Notwithstanding his contract with Sogides, Cardwell later assigned to Les Éditions Trait d’Union Inc. ("Trait d’Union"), represented by Pierre Turgeon, the right to publish and sell a book entitled "Le Toffe de La Malbaie", a biography of Raymond Malenfant. The book is published under the title "L’Ascension" and the authors are indicated as Mark Cardwell and Robert Juster.

Sogides had Cardwell’s work seized before judgment. Trait d’Union and Pierre Turgeon filed a motion to have the seizure quashed, which was granted by the Superior Court on the grounds of insufficiency of the allegations of the affidavits.

The Court of Appeal reverses the decision of the Superior Court and maintains the seizure. It is obvious that Cardwell only wrote one biography of Raymond Malenfant. It is not enough, when examining the sufficiency of the affidavits, for an editor to add the name of an author and to change the title of a work for the seizure to be quashed.

The appeal is granted.

Sogides Ltée v. Mark Cardwell, Éditions Trait d’Union Inc., Imprimerie Gauvin Ltée, Édipresse Inc., Pierre Turgeon, and Raymond Malenfant (put-in-cause), Court of Appeal, 500-09-013537-030, 29 September 2003, Honourable Justices Baudouin, Forget, Biron.

4

Drapeau v. Maheu et al.

Michel Drapeau («Drapeau») is the composer of the original music of the theater performance "Le Dortoir". He is appealing a decision of the Superior Court having dismissed his claim and concluded that he had not created the work called "Le Dortoir" in collaboration with Gilles Maheu ("Maheu").

The judgment of the Court of Appeal reproduces the agreement between Drapeau and Carbone 14 regarding the use of copyrights.

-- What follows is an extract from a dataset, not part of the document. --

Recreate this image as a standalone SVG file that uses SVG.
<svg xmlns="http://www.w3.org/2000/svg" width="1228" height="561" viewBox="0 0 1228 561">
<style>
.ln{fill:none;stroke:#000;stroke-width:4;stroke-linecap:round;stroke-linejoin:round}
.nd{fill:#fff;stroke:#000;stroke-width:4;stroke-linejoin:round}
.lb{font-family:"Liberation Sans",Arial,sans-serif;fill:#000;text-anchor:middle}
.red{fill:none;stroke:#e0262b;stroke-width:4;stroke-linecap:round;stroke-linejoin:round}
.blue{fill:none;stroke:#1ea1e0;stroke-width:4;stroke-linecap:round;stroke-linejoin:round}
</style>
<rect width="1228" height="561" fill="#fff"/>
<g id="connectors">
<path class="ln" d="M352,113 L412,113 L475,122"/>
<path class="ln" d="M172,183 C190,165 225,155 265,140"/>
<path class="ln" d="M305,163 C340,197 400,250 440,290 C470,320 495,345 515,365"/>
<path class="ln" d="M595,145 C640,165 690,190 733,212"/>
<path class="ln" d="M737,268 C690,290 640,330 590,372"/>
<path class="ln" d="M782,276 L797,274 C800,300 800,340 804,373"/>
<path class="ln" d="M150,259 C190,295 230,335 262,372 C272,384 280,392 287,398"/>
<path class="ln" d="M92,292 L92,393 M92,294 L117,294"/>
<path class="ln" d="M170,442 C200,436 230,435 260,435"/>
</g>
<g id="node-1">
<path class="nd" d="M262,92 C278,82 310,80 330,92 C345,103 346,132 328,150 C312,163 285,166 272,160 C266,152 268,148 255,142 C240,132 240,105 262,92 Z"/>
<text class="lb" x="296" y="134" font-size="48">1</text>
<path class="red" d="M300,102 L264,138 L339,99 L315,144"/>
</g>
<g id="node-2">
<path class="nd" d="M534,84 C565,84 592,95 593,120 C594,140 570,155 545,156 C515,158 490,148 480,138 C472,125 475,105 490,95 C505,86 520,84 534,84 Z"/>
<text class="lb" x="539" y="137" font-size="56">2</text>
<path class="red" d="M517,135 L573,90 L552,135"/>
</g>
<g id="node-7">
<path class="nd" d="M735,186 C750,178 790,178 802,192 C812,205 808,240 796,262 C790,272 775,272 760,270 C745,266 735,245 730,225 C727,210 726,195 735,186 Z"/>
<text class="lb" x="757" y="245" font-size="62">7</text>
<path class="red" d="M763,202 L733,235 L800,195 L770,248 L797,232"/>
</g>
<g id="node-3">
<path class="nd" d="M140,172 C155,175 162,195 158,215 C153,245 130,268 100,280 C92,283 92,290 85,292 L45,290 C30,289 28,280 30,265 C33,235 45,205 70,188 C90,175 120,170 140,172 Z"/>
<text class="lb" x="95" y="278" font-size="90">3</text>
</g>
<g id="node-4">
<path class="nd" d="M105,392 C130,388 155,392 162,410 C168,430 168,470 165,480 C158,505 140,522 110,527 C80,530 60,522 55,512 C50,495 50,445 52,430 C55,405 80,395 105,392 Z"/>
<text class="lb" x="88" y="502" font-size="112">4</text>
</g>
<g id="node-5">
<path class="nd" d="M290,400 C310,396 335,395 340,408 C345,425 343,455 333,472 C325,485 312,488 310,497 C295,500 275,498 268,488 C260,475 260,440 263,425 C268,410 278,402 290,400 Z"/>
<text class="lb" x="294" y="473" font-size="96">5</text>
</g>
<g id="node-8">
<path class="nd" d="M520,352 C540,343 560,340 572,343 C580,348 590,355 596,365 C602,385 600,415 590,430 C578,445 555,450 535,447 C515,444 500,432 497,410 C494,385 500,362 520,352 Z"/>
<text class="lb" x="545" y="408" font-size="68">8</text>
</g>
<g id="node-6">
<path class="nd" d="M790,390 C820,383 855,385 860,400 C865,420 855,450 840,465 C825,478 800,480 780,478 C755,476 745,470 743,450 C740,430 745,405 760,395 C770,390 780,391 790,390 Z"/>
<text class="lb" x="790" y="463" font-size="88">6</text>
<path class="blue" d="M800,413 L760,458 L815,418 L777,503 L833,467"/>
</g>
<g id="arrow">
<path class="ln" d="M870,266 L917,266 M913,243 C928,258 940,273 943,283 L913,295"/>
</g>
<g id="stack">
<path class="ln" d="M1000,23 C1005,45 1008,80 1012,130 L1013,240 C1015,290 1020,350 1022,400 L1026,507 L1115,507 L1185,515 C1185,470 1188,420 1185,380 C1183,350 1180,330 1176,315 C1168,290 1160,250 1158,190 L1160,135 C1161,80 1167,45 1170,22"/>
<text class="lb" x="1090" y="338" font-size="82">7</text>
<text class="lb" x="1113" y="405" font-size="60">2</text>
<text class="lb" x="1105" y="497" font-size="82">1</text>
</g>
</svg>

The Court reminds the definition of section 2 of the Copyright Act regarding a work of joint authorship. The Court concludes that the music composed by Drapeau has a distinct existence from the theatre performance, which leads to the conclusion that the part of creation done by Drapeau is distinct from the creation of Maheu.

The appeal is dismissed.

Michel Drapeau v. François Girard, Gaétan Gravel, Niv Fichman, Rhombus Media Inc., Carbone 14, Gilles Maheu, Danièle De Fontenay, Court of Appeal, 500-09-009594-003, 19 September 2003, Honourable Justices Baudouin, Forget, Morin.